MATARAM—Kerja sama Pemprov NTB dengan PT Lombok Plaza terkait proyek pembangunan NTB Convention Center (NCC) terus menuai sorotan banyak pihak. Salah satu narasumber yang menangani urusan aset menyebutkan, bahwa sejak awal kerja sama antara Pemprov NTB dan PT Lombok Plaza ini dinilai tidak beres, dan menimbulkan banyak kecurigaan.
Kepada Radar Lombok, narasumber yang enggan dikorankan namanya ini mengungkapkan, jika Pemprov NTB menandatangani Perjanjian Kerja Sama (PKS) dengan PT Lombok Plaza pada 19 Oktober 2016, di masa kepemimpinan Gubernur TGH Muhammad Zainul Majdi (TGB).
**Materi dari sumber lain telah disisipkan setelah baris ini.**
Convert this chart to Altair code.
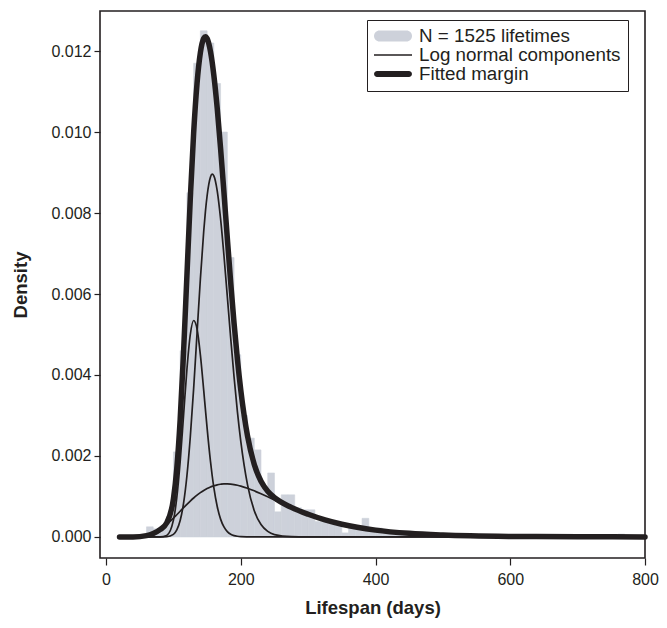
import altair as alt
import pandas as pd

# ---- data ----
days = [20, 40, 60, 70, 80, 90, 100, 105, 110, 115, 120, 125, 130, 135, 140, 145, 147.5,
        150, 155, 157.5, 160, 165, 170, 175, 180, 185, 190, 195, 200, 210, 220, 230, 240,
        250, 275, 300, 325, 350, 400, 450, 500, 600, 700, 800]

comp_a = [0, 0, 0, 0, 0.000001, 0.000037, 0.000414, 0.000969, 0.001858, 0.002993, 0.004137,
          0.004994, 0.005346, 0.005142, 0.004498, 0.003612, 0.003144, 0.002687, 0.001865,
          0.001518, 0.001217, 0.000752, 0.00044, 0.000247, 0.000133, 0.000069, 0.000034,
          0.000017, 0.000008, 0.000002, 0, 0, 0, 0, 0, 0, 0, 0, 0, 0, 0, 0, 0, 0]

comp_b = [0, 0, 0, 0, 0, 0.000005, 0.000064, 0.000173, 0.000405, 0.000828, 0.001505,
          0.002461, 0.003664, 0.005019, 0.00637, 0.007555, 0.00804, 0.008427, 0.008891,
          0.00896, 0.00892, 0.008548, 0.007855, 0.00695, 0.005935, 0.004912, 0.00395,
          0.003089, 0.002359, 0.001287, 0.000649, 0.000307, 0.000137, 0.000058, 0.000006,
          0.000001, 0, 0, 0, 0, 0, 0, 0, 0]

comp_c = [0, 0.000001, 0.000033, 0.000086, 0.000178, 0.000306, 0.000463, 0.000549, 0.000635,
          0.000721, 0.000806, 0.000886, 0.000962, 0.001032, 0.001094, 0.001149, 0.001173,
          0.001195, 0.001234, 0.00125, 0.001264, 0.001287, 0.001301, 0.001309, 0.001309,
          0.001304, 0.001293, 0.001276, 0.001256, 0.001203, 0.001139, 0.001067, 0.000991,
          0.000913, 0.000725, 0.000559, 0.000422, 0.000314, 0.000169, 0.000089, 0.000047,
          0.000013, 0.000004, 0.000001]

margin = [0, 0.000001, 0.000033, 0.000086, 0.000179, 0.000348, 0.000941, 0.001691, 0.002898,
          0.004542, 0.006448, 0.008341, 0.009972, 0.011193, 0.011962, 0.012316, 0.012357,
          0.012309, 0.01199, 0.011728, 0.011401, 0.010587, 0.009596, 0.008506, 0.007377,
          0.006285, 0.005277, 0.004382, 0.003623, 0.002492, 0.001788, 0.001374, 0.001128,
          0.000971, 0.000731, 0.00056, 0.000422, 0.000314, 0.000169, 0.000089, 0.000047,
          0.000013, 0.000004, 0.000001]

bin_left = [60, 70, 80, 90, 100, 110, 120, 130, 140, 150, 160, 170, 180, 190, 200, 210, 220,
            230, 240, 250, 260, 270, 280, 290, 300, 310, 320, 330, 340, 350, 360, 370, 380,
            390, 400, 410, 420, 430, 440, 450, 470, 490, 520, 760]
bin_density = [0.00025, 0.0002, 0.00026, 0.0005, 0.0021, 0.0046, 0.0085, 0.0117, 0.0125,
               0.0122, 0.0112, 0.0100, 0.0069, 0.0045, 0.0030, 0.00244, 0.00215, 0.0012,
               0.00158, 0.00062, 0.00104, 0.00104, 0.00072, 0.00067, 0.00067, 0.00038,
               0.00038, 0.00036, 0.00036, 0.0001, 0.00024, 0.00024, 0.00046, 0.00022,
               0.00022, 0.00013, 0.00013, 0.00007, 0.00007, 0.00007, 0.00007, 0.00007,
               0.00007, 0.00007]
BIN_WIDTH = 10

legend_labels = ["N = 1525 lifetimes", "Log normal components", "Fitted margin"]
x_ticks = [0, 200, 400, 600, 800]
y_ticks = [0.0, 0.002, 0.004, 0.006, 0.008, 0.010, 0.012]

# ---- styling ----
INK = "#231f20"
GRAY = "#cdd1da"
FONT = "Liberation Sans"

sym_hist = "M-0.71,-0.29L0.71,-0.29A0.29,0.29 0 0 1 0.71,0.29L-0.71,0.29A0.29,0.29 0 0 1 -0.71,-0.29Z"
sym_thin = "M-1,-0.042L1,-0.042L1,0.042L-1,0.042Z"
sym_thick = "M-0.84,-0.158L0.84,-0.158A0.158,0.158 0 0 1 0.84,0.158L-0.84,0.158A0.158,0.158 0 0 1 -0.84,-0.158Z"

hist = pd.DataFrame({"start": bin_left,
                     "end": [b + BIN_WIDTH for b in bin_left],
                     "density": bin_density})
n = len(days)
comps = pd.DataFrame({"day": days * 3,
                      "density": comp_a + comp_b + comp_c,
                      "comp": ["a"] * n + ["b"] * n + ["c"] * n})
marg = pd.DataFrame({"day": days, "density": margin})
leg = pd.DataFrame({"label": legend_labels})

xs = alt.Scale(domain=[-9, 800], nice=False, zero=False)
ys = alt.Scale(domain=[-0.00052, 0.01299], nice=False, zero=False)

x_axis = alt.Axis(values=x_ticks, title="Lifespan (days)", tickSize=7, labelPadding=6,
                  labelFontSize=16, titleFontSize=18.5, titleFontWeight="bold",
                  titlePadding=11, format="d", labelFlush=False)
y_axis = alt.Axis(values=y_ticks, title="Density", tickSize=6, labelPadding=3,
                  labelFontSize=16, titleFontSize=18.5, titleFontWeight="bold",
                  titlePadding=20, format=".3f", labelFlush=False)

bars = alt.Chart(hist).mark_rect(color=GRAY, stroke=GRAY, strokeWidth=0.6).encode(
    x=alt.X("start:Q", scale=xs, axis=x_axis),
    x2="end:Q",
    y=alt.Y("density:Q", scale=ys, axis=y_axis),
    y2=alt.datum(0),
)

comp_lines = alt.Chart(comps).mark_line(color=INK, strokeWidth=1.7, interpolate="monotone").encode(
    x=alt.X("day:Q", scale=xs, axis=x_axis),
    y=alt.Y("density:Q", scale=ys, axis=y_axis),
    detail="comp:N",
)

margin_line = alt.Chart(marg).mark_line(color=INK, strokeWidth=5.5, interpolate="monotone",
                                        strokeCap="round").encode(
    x=alt.X("day:Q", scale=xs, axis=x_axis),
    y=alt.Y("density:Q", scale=ys, axis=y_axis),
)

legend = alt.Legend(title=None, orient="none", legendX=267, legendY=9,
                    labelFont=FONT, labelFontSize=18.8, labelColor=INK, labelOffset=7,
                    labelLimit=400, strokeColor=INK, fillColor="white", padding=7,
                    symbolSize=1444, symbolStrokeWidth=0, symbolOpacity=1,
                    rowPadding=0, clipHeight=18)

legend_layer = alt.Chart(leg).transform_filter("false").mark_point(filled=True, opacity=1).encode(
    color=alt.Color("label:N", scale=alt.Scale(domain=legend_labels, range=[GRAY, INK, INK]),
                    legend=legend),
    shape=alt.Shape("label:N", scale=alt.Scale(domain=legend_labels,
                                               range=[sym_hist, sym_thin, sym_thick]),
                    legend=legend),
)

chart = alt.layer(bars, comp_lines, margin_line, legend_layer).properties(
    width=545, height=547,
    padding={"left": 92, "top": 3, "right": 14, "bottom": 64},
    autosize=alt.AutoSizeParams(type="none"),
).configure_axis(
    labelFont=FONT, titleFont=FONT, labelColor=INK, titleColor=INK, tickColor=INK,
    tickWidth=1.2, domain=False, grid=False,
).configure_view(stroke=INK, strokeWidth=1.6)

chart.save("out.html", embed_options={"renderer": "svg", "actions": False})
Penandatanganan PKS tersebut, juga disahkan oleh Kepala Biro Umum Pemprov NTB saat itu, Iswandi.
Dalam perjanjian tersebut, Pemprov menyerahkan lahan seluas 3,2 hektare yang terletak di Jalan Bung Karno, Mataram kepada PT. Lombok Plaza. Kerja sama ini menggunakan skema Bangun Guna Serah (BGS) atau Built Operate Transfer (BOT) yang akan berlangsung selama 30 tahun.
Pada dasarnya, melalui skema BOT, PT Lombok Plaza diharapkan membangun, mengoperasikan, dan kemudian menyerahkan aset yang dibangun kepada Pemprov setelah jangka waktu yang telah disepakati berakhir. Namun permasalahan mulai muncul saat implementasi perjanjian ini berlangsung.
Meski perjanjian tersebut, seharusnya berlangsung selama 30 tahun, PT Lombok Plaza secara mengejutkan menyerahterimakan bangunan yang sudah dibangun sesuai kontrak, yaitu Gedung Laboratorium Kesehatan (Labkes) dan kantor Palang Merah Indonesia (PMI) kepada Pemprov NTB pada hari yang sama setelah PKS ditandatangani.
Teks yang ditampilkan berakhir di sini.